Six of the most disturbing "experiments" conducted by Unit 731, some of history's worst war criminals to ever get away with it.
World War II was beyond horrible for hundreds of millions of people. It’s as if all the developed countries of the world had surplus rage and hate that they had been storing up, and it all came flooding out in the war years.
Out of all the areas in which World War II was fought, none were active as long as what would come to be known as the Pacific Theater. In fact, Japan arguably started the war by attacking Manchuria in 1931, and it inarguably waged war with China by invading in 1937.
The disturbances and upheavals that these invasions caused shook China to its very foundations, triggered a civil war and a famine that probably killed more people than currently live in Canada and Australia combined, and lasted until the country’s Soviet “liberation” in 1945.

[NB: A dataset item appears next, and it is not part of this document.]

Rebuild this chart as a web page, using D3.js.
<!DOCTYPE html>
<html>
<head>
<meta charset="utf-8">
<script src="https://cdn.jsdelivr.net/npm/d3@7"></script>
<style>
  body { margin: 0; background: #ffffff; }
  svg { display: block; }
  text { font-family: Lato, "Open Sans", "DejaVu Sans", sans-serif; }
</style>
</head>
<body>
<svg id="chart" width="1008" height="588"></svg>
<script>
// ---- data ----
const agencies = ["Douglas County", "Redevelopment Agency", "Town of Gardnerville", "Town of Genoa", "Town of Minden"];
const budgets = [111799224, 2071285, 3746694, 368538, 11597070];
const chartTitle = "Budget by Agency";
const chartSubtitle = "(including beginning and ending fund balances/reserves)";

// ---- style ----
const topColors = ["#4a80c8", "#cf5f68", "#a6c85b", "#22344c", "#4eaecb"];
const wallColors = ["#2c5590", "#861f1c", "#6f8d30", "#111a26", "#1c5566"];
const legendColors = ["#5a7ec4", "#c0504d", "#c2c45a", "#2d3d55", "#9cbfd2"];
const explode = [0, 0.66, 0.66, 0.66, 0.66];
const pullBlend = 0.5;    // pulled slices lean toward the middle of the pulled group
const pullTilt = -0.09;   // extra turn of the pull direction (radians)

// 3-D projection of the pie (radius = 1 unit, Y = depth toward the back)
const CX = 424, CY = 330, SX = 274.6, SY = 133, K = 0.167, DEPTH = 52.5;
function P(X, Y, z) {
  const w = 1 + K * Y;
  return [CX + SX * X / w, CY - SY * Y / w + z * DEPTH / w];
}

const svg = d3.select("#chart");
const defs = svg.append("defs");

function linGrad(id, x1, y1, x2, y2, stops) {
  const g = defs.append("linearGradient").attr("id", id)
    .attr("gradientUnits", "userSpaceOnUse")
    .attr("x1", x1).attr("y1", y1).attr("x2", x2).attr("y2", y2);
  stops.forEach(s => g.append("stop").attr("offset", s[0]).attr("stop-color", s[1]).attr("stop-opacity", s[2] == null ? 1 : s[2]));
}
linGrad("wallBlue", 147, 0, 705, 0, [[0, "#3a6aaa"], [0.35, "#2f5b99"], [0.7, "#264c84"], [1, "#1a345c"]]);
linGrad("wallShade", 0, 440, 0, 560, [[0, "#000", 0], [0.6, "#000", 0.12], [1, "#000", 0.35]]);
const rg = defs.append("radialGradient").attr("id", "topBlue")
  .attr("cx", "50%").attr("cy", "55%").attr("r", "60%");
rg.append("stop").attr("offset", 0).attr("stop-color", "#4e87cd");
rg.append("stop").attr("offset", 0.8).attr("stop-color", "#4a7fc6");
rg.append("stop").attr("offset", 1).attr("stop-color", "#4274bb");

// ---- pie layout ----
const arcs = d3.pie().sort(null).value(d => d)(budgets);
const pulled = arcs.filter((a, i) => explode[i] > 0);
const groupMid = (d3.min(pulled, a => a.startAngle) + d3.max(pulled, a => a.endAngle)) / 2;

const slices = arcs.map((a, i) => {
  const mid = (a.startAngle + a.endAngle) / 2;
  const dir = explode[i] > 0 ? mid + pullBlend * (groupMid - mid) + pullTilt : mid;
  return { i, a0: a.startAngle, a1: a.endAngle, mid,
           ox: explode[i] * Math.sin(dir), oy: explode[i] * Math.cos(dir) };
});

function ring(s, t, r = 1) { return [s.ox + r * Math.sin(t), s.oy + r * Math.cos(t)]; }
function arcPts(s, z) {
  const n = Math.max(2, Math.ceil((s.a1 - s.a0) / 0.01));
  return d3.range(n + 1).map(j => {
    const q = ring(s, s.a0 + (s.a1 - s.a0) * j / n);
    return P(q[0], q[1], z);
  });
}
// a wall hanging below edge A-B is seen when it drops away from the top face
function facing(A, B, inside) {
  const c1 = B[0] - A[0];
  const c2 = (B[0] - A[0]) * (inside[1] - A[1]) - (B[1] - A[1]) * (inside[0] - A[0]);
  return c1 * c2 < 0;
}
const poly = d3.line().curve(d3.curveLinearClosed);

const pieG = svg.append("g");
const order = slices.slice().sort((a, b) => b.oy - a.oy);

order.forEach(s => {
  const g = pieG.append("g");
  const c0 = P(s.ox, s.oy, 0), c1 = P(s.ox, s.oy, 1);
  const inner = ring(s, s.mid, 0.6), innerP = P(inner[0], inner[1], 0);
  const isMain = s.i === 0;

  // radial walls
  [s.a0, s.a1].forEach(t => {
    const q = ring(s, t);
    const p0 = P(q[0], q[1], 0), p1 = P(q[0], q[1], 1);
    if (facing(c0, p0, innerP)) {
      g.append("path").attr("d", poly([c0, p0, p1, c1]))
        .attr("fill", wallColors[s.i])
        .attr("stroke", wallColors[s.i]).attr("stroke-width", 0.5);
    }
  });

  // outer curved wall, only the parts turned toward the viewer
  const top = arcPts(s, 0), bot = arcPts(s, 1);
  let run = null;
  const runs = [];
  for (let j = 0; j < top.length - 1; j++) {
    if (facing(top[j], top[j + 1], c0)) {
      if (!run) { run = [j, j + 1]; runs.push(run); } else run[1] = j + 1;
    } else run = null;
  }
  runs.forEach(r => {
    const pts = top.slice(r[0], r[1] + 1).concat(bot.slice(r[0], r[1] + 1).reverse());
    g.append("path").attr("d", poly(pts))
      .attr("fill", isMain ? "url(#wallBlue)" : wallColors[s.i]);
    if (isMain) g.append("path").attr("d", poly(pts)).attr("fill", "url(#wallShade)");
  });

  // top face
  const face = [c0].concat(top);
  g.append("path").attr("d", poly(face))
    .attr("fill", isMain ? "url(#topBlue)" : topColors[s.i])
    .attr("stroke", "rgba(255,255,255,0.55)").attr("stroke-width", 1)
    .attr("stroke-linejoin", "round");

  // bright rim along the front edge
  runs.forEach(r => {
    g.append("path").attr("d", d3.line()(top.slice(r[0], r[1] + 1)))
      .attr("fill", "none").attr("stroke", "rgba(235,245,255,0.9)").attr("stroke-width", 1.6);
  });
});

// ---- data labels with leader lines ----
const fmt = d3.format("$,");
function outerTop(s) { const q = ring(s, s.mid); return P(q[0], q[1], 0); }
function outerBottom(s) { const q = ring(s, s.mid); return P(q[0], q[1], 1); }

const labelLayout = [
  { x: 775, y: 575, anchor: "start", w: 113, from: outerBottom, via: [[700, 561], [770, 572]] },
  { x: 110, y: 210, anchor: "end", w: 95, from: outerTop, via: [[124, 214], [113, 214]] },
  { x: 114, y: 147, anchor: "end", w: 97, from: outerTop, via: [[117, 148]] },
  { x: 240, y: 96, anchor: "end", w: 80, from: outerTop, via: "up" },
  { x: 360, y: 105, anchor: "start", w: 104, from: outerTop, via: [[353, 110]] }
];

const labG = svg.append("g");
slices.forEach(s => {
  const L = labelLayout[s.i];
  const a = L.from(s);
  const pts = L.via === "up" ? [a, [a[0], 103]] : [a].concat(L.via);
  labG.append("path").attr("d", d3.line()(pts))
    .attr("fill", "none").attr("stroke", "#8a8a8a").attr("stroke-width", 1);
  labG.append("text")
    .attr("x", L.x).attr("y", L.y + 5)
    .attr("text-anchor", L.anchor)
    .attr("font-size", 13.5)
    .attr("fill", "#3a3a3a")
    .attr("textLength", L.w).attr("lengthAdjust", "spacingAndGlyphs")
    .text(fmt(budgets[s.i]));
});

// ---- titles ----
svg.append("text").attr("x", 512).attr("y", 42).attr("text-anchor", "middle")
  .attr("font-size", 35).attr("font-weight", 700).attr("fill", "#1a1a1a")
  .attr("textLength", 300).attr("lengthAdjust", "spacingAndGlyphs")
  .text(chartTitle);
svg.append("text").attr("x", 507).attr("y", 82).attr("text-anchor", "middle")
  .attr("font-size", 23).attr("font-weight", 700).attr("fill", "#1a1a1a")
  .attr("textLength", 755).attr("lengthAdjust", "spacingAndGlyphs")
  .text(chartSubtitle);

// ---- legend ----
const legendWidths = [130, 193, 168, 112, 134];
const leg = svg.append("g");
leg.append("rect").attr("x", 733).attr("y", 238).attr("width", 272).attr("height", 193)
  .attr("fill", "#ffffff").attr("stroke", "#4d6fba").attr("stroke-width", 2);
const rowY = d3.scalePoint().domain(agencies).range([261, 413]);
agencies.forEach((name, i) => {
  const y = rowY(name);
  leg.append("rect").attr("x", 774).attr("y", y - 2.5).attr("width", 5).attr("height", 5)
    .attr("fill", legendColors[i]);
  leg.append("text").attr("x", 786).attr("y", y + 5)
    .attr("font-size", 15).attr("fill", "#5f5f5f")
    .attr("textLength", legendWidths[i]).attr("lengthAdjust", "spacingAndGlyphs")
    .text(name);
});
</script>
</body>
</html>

And out of all the outrages that Imperial Japan unleashed upon the Chinese people during this brutal occupation — and there were indeed some stunning crimes committed, even by World War II standards — probably none was as gratuitously hateful as the operations of Unit 731, the Japanese biological warfare unit that somehow plumbed new depths in what was already a nearly genocidal war.
Despite innocent beginnings as a research and public health agency, Unit 731 eventually grew into an assembly line for weaponized diseases that, if fully deployed, could have killed everyone on Earth several times over. All this “progress” was, of course, built on the limitless suffering of human prisoners, who were held as test subjects and walking disease incubators until Unit 731 disbanded at the end of the war.
In a long list of atrocities, these six programs, in particular, stand out in the bloody history of Unit 731:
Unit 731 Experiments: Frostbite Testing
Yoshimura Hisato, a physiologist assigned to Unit 731, took a special interest in hypothermia. As part of Maruta’s study in limb injuries, Hisato routinely submerged prisoners’ limbs in a tub of water filled with ice and had them held until the arm or leg had frozen solid and a coat of ice had formed over the skin. According to one eyewitness account, the limbs made a sound like a plank of wood when struck with a cane.
Hisato then tried different methods for rapid rewarming of the frozen appendage. Sometimes he did this by dousing the limb with hot water, sometimes by holding it close to an open fire, and other times by leaving the subject untreated overnight to see how long it took for the person’s own blood to thaw it out.